YOUR INSTRUCTIONS: Print word for word the first line of the listing below and every line after it, through the line with "</style></head><body>". Leave out the pictures and the rest.

RECORDED DATA:
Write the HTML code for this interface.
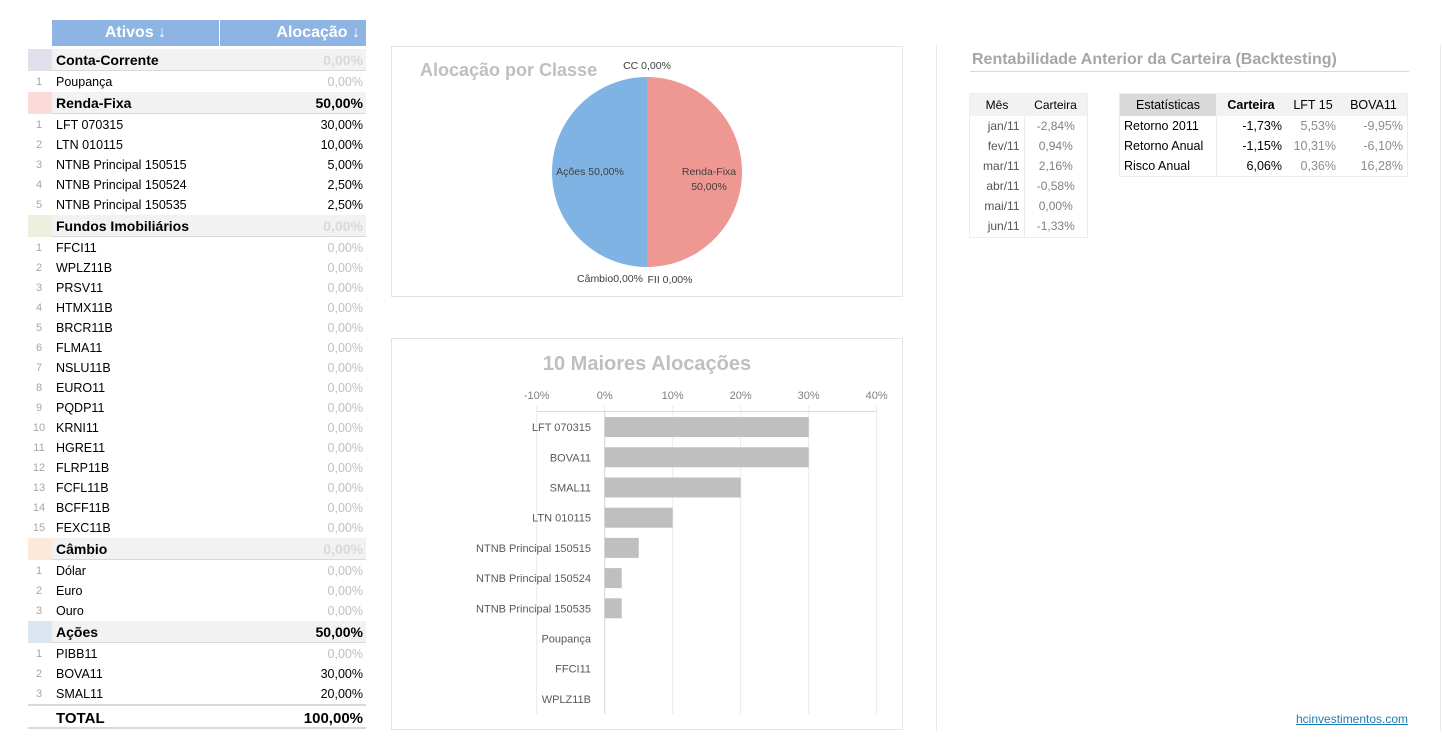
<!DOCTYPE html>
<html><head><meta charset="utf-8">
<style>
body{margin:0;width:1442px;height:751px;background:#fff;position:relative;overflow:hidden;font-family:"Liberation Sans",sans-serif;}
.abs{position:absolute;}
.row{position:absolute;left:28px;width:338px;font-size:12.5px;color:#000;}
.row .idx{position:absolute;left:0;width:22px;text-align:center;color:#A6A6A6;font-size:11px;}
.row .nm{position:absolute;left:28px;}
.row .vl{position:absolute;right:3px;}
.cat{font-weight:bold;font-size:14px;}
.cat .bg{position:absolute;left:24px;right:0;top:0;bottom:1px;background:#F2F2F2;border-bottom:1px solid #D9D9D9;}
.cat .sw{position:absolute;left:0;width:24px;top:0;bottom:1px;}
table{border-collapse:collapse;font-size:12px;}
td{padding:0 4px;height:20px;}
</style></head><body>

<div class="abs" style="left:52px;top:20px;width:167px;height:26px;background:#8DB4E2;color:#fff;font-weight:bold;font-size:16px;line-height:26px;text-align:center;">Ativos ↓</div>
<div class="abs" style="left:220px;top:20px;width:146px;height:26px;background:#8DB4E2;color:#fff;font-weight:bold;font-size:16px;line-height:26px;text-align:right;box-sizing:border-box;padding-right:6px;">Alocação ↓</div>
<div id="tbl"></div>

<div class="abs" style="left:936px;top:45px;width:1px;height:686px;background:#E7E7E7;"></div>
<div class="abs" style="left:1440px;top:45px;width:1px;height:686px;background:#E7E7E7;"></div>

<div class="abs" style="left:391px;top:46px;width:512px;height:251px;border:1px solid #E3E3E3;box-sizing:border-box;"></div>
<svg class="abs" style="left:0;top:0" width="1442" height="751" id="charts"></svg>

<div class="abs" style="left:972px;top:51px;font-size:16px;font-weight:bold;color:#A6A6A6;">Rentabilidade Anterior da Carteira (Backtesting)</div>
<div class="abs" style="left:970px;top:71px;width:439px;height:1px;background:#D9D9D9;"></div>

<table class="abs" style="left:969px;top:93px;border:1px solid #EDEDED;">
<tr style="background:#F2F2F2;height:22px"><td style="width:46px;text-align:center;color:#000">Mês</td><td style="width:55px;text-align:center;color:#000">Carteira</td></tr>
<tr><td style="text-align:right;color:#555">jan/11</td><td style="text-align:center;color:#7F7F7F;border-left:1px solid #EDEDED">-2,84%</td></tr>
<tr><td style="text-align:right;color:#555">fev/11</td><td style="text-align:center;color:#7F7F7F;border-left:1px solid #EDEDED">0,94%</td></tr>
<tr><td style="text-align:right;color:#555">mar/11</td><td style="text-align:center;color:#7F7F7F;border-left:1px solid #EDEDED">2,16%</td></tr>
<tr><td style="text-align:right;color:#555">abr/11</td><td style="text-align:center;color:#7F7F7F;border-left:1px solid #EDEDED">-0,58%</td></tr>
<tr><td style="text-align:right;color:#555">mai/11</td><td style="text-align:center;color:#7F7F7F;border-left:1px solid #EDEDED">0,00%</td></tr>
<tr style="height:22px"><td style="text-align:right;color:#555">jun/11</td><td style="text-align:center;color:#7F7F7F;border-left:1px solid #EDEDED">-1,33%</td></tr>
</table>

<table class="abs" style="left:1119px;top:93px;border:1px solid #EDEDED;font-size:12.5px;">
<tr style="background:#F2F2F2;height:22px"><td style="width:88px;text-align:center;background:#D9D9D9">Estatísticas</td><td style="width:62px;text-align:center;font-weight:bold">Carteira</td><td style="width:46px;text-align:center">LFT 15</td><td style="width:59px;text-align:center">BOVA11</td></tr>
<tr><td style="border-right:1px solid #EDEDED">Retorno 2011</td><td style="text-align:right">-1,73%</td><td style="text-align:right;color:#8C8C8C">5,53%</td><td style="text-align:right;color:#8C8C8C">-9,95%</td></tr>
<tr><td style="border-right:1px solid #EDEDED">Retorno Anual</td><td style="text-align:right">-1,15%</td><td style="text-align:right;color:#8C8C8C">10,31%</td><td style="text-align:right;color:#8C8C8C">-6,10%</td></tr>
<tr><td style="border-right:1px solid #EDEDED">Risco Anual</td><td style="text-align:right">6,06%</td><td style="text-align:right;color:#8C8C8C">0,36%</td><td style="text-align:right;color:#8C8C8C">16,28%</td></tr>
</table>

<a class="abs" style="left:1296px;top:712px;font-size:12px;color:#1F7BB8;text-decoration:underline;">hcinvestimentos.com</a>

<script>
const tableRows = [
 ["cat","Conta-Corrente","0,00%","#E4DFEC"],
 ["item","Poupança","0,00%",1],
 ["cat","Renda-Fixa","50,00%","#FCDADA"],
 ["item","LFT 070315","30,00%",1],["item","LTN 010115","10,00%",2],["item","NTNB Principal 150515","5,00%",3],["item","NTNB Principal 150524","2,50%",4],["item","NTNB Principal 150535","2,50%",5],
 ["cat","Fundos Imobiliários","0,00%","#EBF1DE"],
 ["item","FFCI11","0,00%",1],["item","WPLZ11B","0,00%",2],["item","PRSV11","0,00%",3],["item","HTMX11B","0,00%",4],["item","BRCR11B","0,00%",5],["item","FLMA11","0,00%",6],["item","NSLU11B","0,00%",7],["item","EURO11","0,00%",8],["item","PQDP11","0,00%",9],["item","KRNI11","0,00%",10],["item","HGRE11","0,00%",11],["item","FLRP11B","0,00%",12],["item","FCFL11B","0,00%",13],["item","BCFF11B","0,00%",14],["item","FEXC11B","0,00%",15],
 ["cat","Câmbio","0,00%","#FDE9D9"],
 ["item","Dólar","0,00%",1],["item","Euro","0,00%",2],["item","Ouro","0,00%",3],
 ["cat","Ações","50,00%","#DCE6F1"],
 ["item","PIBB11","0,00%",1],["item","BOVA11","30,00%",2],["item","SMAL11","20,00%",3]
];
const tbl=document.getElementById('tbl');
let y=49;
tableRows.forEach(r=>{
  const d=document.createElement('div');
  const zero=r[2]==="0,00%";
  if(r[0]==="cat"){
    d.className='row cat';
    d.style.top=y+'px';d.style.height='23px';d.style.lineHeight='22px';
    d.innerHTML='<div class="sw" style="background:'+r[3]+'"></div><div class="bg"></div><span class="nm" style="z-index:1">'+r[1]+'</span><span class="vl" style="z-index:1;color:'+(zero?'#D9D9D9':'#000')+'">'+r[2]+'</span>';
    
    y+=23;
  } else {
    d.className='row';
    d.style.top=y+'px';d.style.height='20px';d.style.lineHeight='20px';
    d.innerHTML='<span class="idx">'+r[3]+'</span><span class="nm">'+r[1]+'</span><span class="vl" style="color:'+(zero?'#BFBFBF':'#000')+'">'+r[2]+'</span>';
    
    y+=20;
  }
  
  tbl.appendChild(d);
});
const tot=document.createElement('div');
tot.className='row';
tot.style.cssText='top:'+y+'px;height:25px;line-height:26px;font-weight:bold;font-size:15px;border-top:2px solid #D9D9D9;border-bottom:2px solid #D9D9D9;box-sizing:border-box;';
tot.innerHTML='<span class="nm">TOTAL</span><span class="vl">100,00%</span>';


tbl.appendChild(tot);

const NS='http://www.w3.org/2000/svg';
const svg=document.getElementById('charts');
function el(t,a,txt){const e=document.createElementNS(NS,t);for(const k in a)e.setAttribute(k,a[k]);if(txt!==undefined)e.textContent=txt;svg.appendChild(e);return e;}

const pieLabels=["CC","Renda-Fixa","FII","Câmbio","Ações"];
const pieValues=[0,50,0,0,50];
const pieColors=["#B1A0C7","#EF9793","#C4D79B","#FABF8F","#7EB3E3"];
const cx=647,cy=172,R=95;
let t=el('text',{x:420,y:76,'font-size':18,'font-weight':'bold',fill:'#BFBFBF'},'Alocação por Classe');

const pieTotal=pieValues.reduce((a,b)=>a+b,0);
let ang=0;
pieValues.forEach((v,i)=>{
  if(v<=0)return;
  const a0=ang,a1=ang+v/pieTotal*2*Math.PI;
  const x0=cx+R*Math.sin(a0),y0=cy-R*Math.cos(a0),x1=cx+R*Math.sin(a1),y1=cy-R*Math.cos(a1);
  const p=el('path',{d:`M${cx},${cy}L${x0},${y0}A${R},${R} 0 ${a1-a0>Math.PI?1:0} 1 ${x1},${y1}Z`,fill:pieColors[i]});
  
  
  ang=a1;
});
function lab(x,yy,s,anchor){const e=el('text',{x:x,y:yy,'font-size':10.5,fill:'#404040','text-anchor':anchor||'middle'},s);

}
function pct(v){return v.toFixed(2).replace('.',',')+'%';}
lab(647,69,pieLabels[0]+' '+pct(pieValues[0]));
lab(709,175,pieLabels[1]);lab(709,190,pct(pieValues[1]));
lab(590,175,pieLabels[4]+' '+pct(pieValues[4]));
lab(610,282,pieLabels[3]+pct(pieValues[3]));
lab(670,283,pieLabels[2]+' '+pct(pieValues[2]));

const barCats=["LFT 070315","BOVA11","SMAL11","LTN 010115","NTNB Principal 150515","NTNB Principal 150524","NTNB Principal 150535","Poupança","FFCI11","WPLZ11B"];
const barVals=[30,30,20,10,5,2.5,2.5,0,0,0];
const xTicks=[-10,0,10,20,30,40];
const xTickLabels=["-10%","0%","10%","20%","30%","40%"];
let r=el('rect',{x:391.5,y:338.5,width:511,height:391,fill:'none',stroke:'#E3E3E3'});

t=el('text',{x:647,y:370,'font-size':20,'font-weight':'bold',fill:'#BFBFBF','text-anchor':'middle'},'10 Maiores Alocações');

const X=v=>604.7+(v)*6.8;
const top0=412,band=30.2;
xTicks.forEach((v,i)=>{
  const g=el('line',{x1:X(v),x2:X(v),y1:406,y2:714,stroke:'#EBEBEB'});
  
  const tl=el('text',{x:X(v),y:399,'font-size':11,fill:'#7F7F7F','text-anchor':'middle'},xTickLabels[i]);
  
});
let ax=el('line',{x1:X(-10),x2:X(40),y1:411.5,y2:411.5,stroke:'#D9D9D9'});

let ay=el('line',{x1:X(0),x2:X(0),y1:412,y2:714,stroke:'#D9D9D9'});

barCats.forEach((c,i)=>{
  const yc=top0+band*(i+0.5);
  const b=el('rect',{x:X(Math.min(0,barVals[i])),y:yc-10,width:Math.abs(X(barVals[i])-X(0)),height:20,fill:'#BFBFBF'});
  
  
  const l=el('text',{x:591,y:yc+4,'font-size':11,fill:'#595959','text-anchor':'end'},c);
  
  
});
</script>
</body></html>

FINISHED EXERCISE:
Write the HTML code for this interface.
<!DOCTYPE html>
<html><head><meta charset="utf-8">
<style>
body{margin:0;width:1442px;height:751px;background:#fff;position:relative;overflow:hidden;font-family:"Liberation Sans",sans-serif;}
.abs{position:absolute;}
.row{position:absolute;left:28px;width:338px;font-size:12.5px;color:#000;}
.row .idx{position:absolute;left:0;width:22px;text-align:center;color:#A6A6A6;font-size:11px;}
.row .nm{position:absolute;left:28px;}
.row .vl{position:absolute;right:3px;}
.cat{font-weight:bold;font-size:14px;}
.cat .bg{position:absolute;left:24px;right:0;top:0;bottom:1px;background:#F2F2F2;border-bottom:1px solid #D9D9D9;}
.cat .sw{position:absolute;left:0;width:24px;top:0;bottom:1px;}
table{border-collapse:collapse;font-size:12px;}
td{padding:0 4px;height:20px;}
</style></head><body>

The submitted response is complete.